**Directions**: Take the lines from the head of the listing through the one bearing "const residentialTitle = 'Shropshire" and copy them exactly, leaving every picture out.

**Dataset extract**:
• • •

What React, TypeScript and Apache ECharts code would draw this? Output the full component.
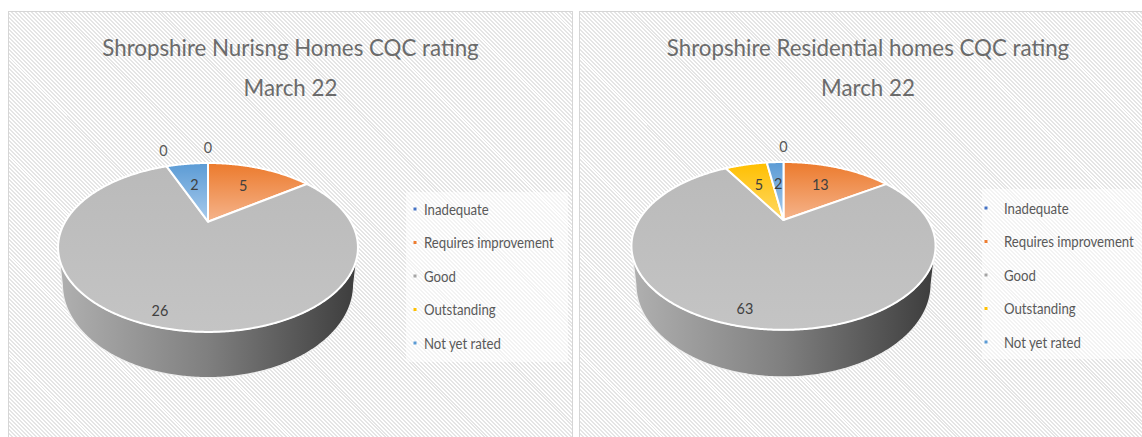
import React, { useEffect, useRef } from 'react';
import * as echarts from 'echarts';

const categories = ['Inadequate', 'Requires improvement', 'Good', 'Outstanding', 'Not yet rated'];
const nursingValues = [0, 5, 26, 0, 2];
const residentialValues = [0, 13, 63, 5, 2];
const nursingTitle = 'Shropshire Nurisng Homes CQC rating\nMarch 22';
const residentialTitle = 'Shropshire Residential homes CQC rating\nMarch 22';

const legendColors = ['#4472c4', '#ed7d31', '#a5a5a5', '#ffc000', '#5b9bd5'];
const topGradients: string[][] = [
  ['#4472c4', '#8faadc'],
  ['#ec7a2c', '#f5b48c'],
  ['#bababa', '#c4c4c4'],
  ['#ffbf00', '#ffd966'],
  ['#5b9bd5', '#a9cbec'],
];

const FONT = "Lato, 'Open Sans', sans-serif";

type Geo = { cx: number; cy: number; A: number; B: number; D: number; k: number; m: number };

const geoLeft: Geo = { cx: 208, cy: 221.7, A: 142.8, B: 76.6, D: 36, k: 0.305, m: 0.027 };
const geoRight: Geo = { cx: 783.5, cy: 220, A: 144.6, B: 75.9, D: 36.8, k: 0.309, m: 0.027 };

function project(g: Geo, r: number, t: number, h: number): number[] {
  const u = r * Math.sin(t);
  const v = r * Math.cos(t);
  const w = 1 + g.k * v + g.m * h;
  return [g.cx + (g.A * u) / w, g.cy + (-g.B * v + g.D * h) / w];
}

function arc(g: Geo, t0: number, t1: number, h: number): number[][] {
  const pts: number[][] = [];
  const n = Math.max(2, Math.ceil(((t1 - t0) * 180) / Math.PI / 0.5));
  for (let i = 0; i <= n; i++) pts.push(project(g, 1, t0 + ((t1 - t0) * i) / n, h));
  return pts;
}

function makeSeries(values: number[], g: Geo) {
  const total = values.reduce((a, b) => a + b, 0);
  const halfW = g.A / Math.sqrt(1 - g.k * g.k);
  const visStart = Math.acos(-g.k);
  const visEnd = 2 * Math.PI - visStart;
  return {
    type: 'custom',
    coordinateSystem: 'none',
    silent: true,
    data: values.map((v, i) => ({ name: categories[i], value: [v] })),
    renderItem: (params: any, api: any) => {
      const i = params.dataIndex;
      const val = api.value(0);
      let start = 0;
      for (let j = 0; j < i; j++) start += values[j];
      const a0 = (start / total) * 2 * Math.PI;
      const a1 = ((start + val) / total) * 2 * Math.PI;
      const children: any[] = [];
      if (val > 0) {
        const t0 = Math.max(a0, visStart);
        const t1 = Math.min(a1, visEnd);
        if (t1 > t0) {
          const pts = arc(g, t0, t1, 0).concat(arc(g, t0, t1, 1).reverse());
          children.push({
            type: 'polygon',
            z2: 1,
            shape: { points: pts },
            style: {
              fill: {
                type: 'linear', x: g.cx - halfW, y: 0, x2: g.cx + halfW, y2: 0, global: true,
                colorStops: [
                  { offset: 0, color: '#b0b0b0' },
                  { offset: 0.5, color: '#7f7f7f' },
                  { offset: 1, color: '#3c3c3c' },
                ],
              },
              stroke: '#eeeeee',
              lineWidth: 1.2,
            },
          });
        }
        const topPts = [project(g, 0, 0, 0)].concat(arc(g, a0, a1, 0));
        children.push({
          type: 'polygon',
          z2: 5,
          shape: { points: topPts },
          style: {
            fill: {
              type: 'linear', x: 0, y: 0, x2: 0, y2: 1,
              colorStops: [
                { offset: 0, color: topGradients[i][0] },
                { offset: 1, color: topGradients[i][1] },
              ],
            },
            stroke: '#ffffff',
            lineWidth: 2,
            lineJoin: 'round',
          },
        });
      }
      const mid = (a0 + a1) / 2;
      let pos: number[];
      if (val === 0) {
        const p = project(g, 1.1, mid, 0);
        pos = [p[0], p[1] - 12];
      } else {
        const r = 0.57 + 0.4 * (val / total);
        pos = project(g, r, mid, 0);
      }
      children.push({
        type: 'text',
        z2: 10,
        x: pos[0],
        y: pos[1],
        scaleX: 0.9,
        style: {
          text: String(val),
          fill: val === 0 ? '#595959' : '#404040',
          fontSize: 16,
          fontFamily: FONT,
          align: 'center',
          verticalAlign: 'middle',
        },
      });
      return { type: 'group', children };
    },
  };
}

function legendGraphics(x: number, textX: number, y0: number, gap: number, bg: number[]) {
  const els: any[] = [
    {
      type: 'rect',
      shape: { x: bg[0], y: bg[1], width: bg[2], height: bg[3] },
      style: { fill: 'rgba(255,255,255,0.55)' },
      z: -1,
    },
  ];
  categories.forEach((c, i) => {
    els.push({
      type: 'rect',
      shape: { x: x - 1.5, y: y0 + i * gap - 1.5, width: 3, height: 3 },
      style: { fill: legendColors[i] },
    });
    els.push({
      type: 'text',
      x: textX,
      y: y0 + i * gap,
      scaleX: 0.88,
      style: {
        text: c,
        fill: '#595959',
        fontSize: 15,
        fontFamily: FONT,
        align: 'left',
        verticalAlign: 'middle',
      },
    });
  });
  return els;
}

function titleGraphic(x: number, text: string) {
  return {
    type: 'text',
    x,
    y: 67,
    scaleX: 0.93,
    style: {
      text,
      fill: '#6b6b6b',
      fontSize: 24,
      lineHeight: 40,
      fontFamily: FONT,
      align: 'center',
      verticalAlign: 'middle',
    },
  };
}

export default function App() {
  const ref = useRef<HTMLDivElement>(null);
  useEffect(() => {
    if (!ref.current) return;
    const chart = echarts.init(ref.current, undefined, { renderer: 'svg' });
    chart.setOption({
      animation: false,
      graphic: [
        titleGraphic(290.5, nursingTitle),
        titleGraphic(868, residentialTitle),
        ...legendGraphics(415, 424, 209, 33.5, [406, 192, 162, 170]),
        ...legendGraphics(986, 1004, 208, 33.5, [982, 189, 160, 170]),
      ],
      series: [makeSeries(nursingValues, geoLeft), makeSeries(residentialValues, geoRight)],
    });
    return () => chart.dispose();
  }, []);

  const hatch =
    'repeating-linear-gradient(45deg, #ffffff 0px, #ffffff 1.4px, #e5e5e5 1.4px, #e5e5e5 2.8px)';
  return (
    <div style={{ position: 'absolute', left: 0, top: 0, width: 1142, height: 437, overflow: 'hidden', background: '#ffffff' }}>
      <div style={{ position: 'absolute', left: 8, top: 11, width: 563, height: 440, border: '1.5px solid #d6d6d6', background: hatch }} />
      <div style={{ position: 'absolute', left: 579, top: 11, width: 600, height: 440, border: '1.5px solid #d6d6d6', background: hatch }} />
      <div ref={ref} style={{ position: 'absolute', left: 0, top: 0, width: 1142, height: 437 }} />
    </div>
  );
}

• • •

**Response**:
What React, TypeScript and Apache ECharts code would draw this? Output the full component.
import React, { useEffect, useRef } from 'react';
import * as echarts from 'echarts';

const categories = ['Inadequate', 'Requires improvement', 'Good', 'Outstanding', 'Not yet rated'];
const nursingValues = [0, 5, 26, 0, 2];
const residentialValues = [0, 13, 63, 5, 2];
const nursingTitle = 'Shropshire Nurisng Homes CQC rating\nMarch 22';
const residentialTitle = 'Shropshire Residential homes CQC rating\nMarch 22';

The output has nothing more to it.